One thing that the UConn offense will have to keep an eye out for is UMass defensive coordinator Ed Pinkham’s use of constant shifts on that side of the ball to confuse the other team, Edsall said.
“This week they’re gonna be tested because their [defense is] going to be moving all the time, so we’re gonna have to be very good with our fundamentals and our techniques,” Edsall said.
UMass’ offense has been serviceable so far in 2018 with veteran quarterback Andrew Ford leading the charge, completing 65 percent of his passes on the year for an average of 11.9 yards per completion.
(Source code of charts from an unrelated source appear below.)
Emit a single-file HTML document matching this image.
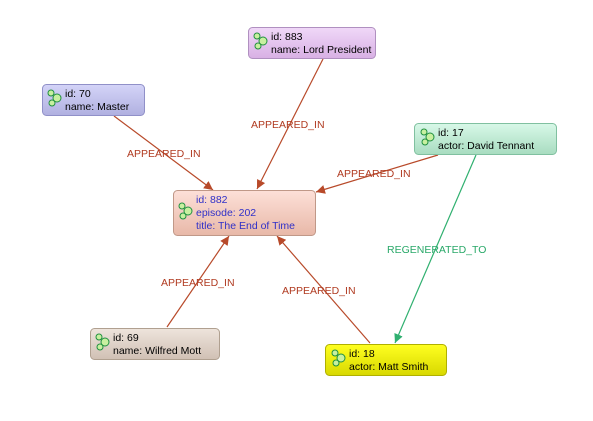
<!DOCTYPE html>
<html><head><meta charset="utf-8"><style>
html,body{margin:0;padding:0;background:#fff;width:593px;height:421px;overflow:hidden}
svg text{font-family:"Liberation Sans",sans-serif;font-size:10.5px}
</style></head><body>
<svg width="593" height="421" viewBox="0 0 593 421" xmlns="http://www.w3.org/2000/svg">
<defs>
<linearGradient id="gP" x1="0" y1="0" x2="0" y2="1"><stop offset="0" stop-color="#f0d8f8"/><stop offset="1" stop-color="#d8b0e4"/></linearGradient>
<linearGradient id="gB" x1="0" y1="0" x2="0" y2="1"><stop offset="0" stop-color="#d4d4f8"/><stop offset="1" stop-color="#b0b0e0"/></linearGradient>
<linearGradient id="gG" x1="0" y1="0" x2="0" y2="1"><stop offset="0" stop-color="#d8f8e8"/><stop offset="1" stop-color="#a8dcc0"/></linearGradient>
<linearGradient id="gR" x1="0" y1="0" x2="0" y2="1"><stop offset="0" stop-color="#fde0d8"/><stop offset="1" stop-color="#e8b8a8"/></linearGradient>
<linearGradient id="gT" x1="0" y1="0" x2="0" y2="1"><stop offset="0" stop-color="#eee4dc"/><stop offset="1" stop-color="#d0c0b4"/></linearGradient>
<linearGradient id="gY" x1="0" y1="0" x2="0" y2="1"><stop offset="0" stop-color="#ffff20"/><stop offset="1" stop-color="#d8d800"/></linearGradient>
<marker id="aR" viewBox="0 0 10 10" refX="10" refY="5" markerWidth="9" markerHeight="9" orient="auto" markerUnits="userSpaceOnUse"><path d="M0,0L10,5L0,10z" fill="#b84a2a"/></marker>
<marker id="aG" viewBox="0 0 10 10" refX="10" refY="5" markerWidth="9" markerHeight="9" orient="auto" markerUnits="userSpaceOnUse"><path d="M0,0L10,5L0,10z" fill="#30b070"/></marker>
<g id="ic"><circle cx="0" cy="0" r="3" fill="#c8f0a0" stroke="#209040" stroke-width="1"/><circle cx="6" cy="5" r="4" fill="#c8f0a0" stroke="#209040" stroke-width="1"/><circle cx="1" cy="10" r="3" fill="#c8f0a0" stroke="#209040" stroke-width="1"/></g>
</defs>
<g stroke="#b84a2a" stroke-width="1.2" fill="none">
<line x1="114" y1="116" x2="213" y2="190" marker-end="url(#aR)"/>
<line x1="323" y1="59" x2="257" y2="189" marker-end="url(#aR)"/>
<line x1="438" y1="155" x2="316" y2="192" marker-end="url(#aR)"/>
<line x1="167" y1="327" x2="229" y2="236" marker-end="url(#aR)"/>
<line x1="370" y1="343" x2="277" y2="236" marker-end="url(#aR)"/>
</g>
<line x1="476" y1="155" x2="395" y2="343" stroke="#30b070" stroke-width="1.2" marker-end="url(#aG)"/>
<g fill="#b03a20">
<text x="127" y="157">APPEARED_IN</text>
<text x="251" y="128">APPEARED_IN</text>
<text x="337" y="177">APPEARED_IN</text>
<text x="161" y="286">APPEARED_IN</text>
<text x="282" y="294">APPEARED_IN</text>
</g>
<text x="387" y="253" fill="#28a868">REGENERATED_TO</text>

<rect x="248.5" y="27.5" width="127" height="31" rx="4" fill="url(#gP)" stroke="#b090c0"/>
<use href="#ic" x="257" y="36"/>
<text x="271" y="40">id: 883</text><text x="271" y="53">name: Lord President</text>

<rect x="42.5" y="84.5" width="102" height="31" rx="4" fill="url(#gB)" stroke="#9090c8"/>
<use href="#ic" x="51" y="93"/>
<text x="65" y="97">id: 70</text><text x="65" y="110">name: Master</text>

<rect x="414.5" y="123.5" width="142" height="31" rx="4" fill="url(#gG)" stroke="#80c0a0"/>
<use href="#ic" x="424" y="132"/>
<text x="438" y="136">id: 17</text><text x="438" y="149">actor: David Tennant</text>

<rect x="173.5" y="190.5" width="142" height="45" rx="4" fill="url(#gR)" stroke="#c09888"/>
<use href="#ic" x="182" y="206"/>
<g fill="#3030c8"><text x="196" y="203">id: 882</text><text x="196" y="216">episode: 202</text><text x="196" y="229">title: The End of Time</text></g>

<rect x="90.5" y="328.5" width="129" height="31" rx="4" fill="url(#gT)" stroke="#b0a090"/>
<use href="#ic" x="99" y="337"/>
<text x="113" y="341">id: 69</text><text x="113" y="354">name: Wilfred Mott</text>

<rect x="325.5" y="344.5" width="121" height="31" rx="4" fill="url(#gY)" stroke="#b0b000"/>
<use href="#ic" x="335" y="353"/>
<text x="349" y="357">id: 18</text><text x="349" y="370">actor: Matt Smith</text>
</svg>
</body></html>
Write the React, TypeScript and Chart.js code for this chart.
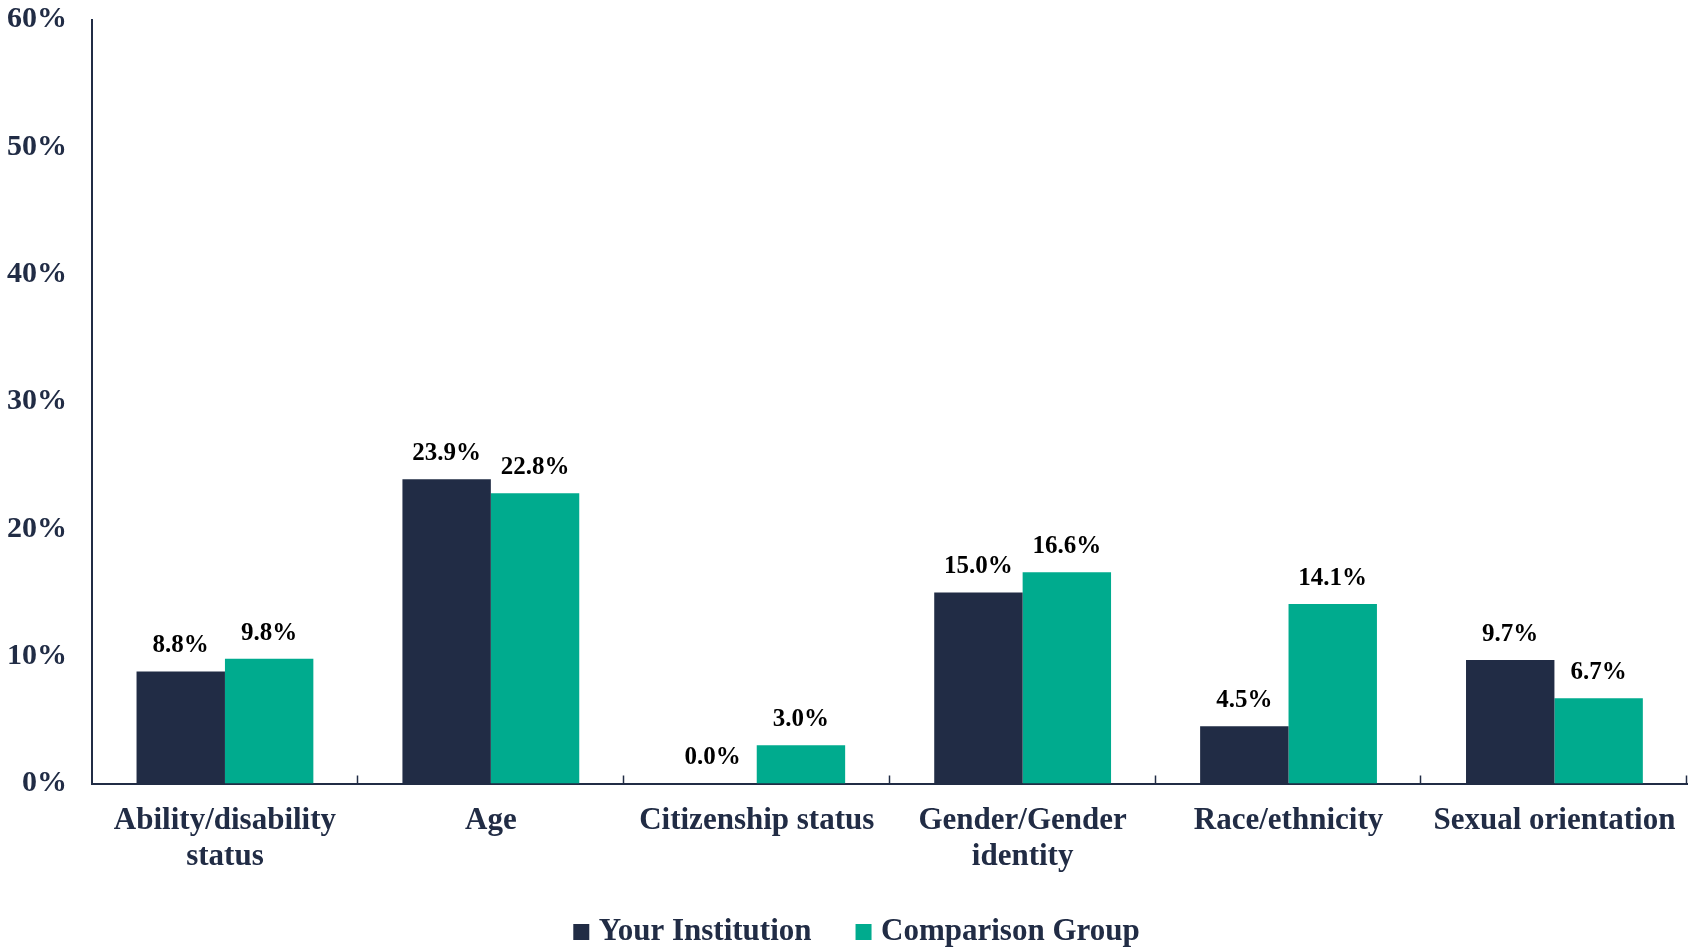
import React, { useEffect, useRef } from "react";
import { Chart, registerables } from "chart.js";

Chart.register(...registerables);

const categories: (string | string[])[] = [
  ["Ability/disability", "status"],
  "Age",
  "Citizenship status",
  ["Gender/Gender", "identity"],
  "Race/ethnicity",
  "Sexual orientation",
];
const yourInstitution = [8.8, 23.9, 0.0, 15.0, 4.5, 9.7];
const comparisonGroup = [9.8, 22.8, 3.0, 16.6, 14.1, 6.7];
const seriesNames = ["Your Institution", "Comparison Group"];
const yTicks = [0, 10, 20, 30, 40, 50, 60];

const NAVY = "#212c45";
const GREEN = "#00ab8e";
const SERIF = "'Liberation Serif', 'Times New Roman', serif";

const dataLabelPlugin = {
  id: "dataLabels",
  afterDatasetsDraw(chart: any) {
    const ctx = chart.ctx;
    ctx.save();
    ctx.font = `bold 25px ${SERIF}`;
    ctx.fillStyle = "#000000";
    ctx.textAlign = "center";
    ctx.textBaseline = "bottom";
    chart.data.datasets.forEach((ds: any, di: number) => {
      const meta = chart.getDatasetMeta(di);
      meta.data.forEach((bar: any, i: number) => {
        const v = ds.data[i];
        ctx.fillText(v.toFixed(1) + "%", bar.x, bar.y - 13);
      });
    });
    ctx.restore();
  },
};

const categoryTickPlugin = {
  id: "categoryTicks",
  afterDraw(chart: any) {
    const x = chart.scales.x;
    const ctx = chart.ctx;
    const n = chart.data.labels.length;
    const step = (x.right - x.left) / n;
    ctx.save();
    ctx.strokeStyle = NAVY;
    ctx.lineWidth = 1.5;
    for (let i = 1; i <= n; i++) {
      const px = Math.round(x.left + step * i) - 0.5;
      ctx.beginPath();
      ctx.moveTo(px, x.top);
      ctx.lineTo(px, x.top - 8);
      ctx.stroke();
    }
    ctx.restore();
  },
};

const legendShiftPlugin = {
  id: "legendShift",
  afterLayout(chart: any) {
    if (chart.legend) {
      chart.legend.left += 15;
      chart.legend.right += 15;
    }
  },
};

export default function App() {
  const ref = useRef<HTMLCanvasElement | null>(null);
  useEffect(() => {
    if (!ref.current) return;
    const chart = new Chart(ref.current, {
      type: "bar",
      data: {
        labels: categories,
        datasets: [
          {
            label: seriesNames[0],
            data: yourInstitution,
            backgroundColor: NAVY,
            categoryPercentage: 0.665,
            barPercentage: 1,
          },
          {
            label: seriesNames[1],
            data: comparisonGroup,
            backgroundColor: GREEN,
            categoryPercentage: 0.665,
            barPercentage: 1,
          },
        ],
      },
      options: {
        animation: false,
        responsive: false,
        maintainAspectRatio: false,
        layout: { padding: { left: 0, right: 7, top: 0, bottom: -7.5 } },
        plugins: {
          legend: {
            position: "bottom",
            labels: {
              usePointStyle: true,
              pointStyle: "rect",
              boxWidth: 4,
              boxHeight: 16,
              padding: 50,
              color: NAVY,
              font: { family: SERIF, size: 31, weight: "bold", lineHeight: 1.2 },
            },
          },
          tooltip: { enabled: false },
        },
        scales: {
          x: {
            afterFit(scale: any) {
              scale.height = 83;
              scale._computeLabelArea = () => undefined;
            },
            grid: { display: false, drawTicks: false },
            border: { display: true, color: NAVY, width: 2 },
            ticks: {
              color: NAVY,
              padding: 20,
              maxRotation: 0,
              autoSkip: false,
              font: { family: SERIF, size: 31, weight: "bold", lineHeight: 1.15 },
            },
          },
          y: {
            min: 0,
            max: 60,
            afterFit(scale: any) {
              scale.width = 92;
              scale.paddingTop = 19.5;
              scale.paddingBottom = 0;
            },
            afterBuildTicks(scale: any) {
              scale.ticks = yTicks.map((v) => ({ value: v }));
            },
            grid: { display: false, drawTicks: false },
            border: { display: true, color: NAVY, width: 2 },
            ticks: {
              color: NAVY,
              padding: 25,
              callback: (v: any) => v + "%",
              font: { family: SERIF, size: 30, weight: "bold", lineHeight: 1.0 },
            },
          },
        },
      },
      plugins: [dataLabelPlugin, categoryTickPlugin, legendShiftPlugin],
    });
    return () => chart.destroy();
  }, []);
  return (
    <div style={{ position: "absolute", left: 0, top: 0, width: 1696, height: 950, background: "#fff" }}>
      <canvas ref={ref} width={1696} height={950} style={{ width: 1696, height: 950 }} />
    </div>
  );
}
Question marks surround the unit heading into Saturday, however, as Ford suffered a leg injury in his last game against Charlotte, likely keeping him out this week.
Ford has split snaps at times this season with Ross Comis, who isn’t nearly as efficient of a passer, but is clearly dangerous running the ball, averaging almost eight yards per carry on the year.
If Comis were to make the start against the Huskies, he’ll be looking the way of wide receiver Andy Isabella quite often. The Minutemen’s leading pass-catcher has grabbed eight touchdowns on the year, catching 70 percent of all targets for 1013 yards so far.
“Isabella is a very good wide receiver, somebody who can wreck the game, so you gotta be aware of where he’s at,” Edsall said.
Locking down UMass’ best player will fall on the shoulders of an improving O’neil Robinson and the rest of the Huskies’ young defensive back corps.
Robinson will look to continue his recent successful streak started last Saturday against USF, where he led the team with nine tackles (two of them for loss), both high water marks of his young career.
“If he goes outside and there’s ten mile-an-hour winds, he might be blowing all the way to Hartford,” Edsall laughed. “He’s gotta get bigger and stronger, but one thing about [him] is he’s real football savvy. He’s got a pretty good knack of knowing the game.”
The Minutemen’s ground game has been mostly by platoon this year—a not-very-efficient one, at that—with resident bruiser Marquis Young leading the way, averaging 5.1 yards per carry and punching the ball in four times so far this year.
This will mark the first time UConn has played against their Massachusetts counterpart since 1999, when both teams were still part of the Yankee Conference. Curiously, both Whipple and Edsall were both in their first stint as head coaches in their current respective programs.
Both head coaches are leading a rebuilding effort in their second runs with their respective schools, and this game will be yet another opportunity for Edsall to see what he’s got heading into the future.
“It seems like it’s getting better each week. We have to continue to do that and continue to play with confidence, and if we do that, you give yourself the opportunity,” Edsall said.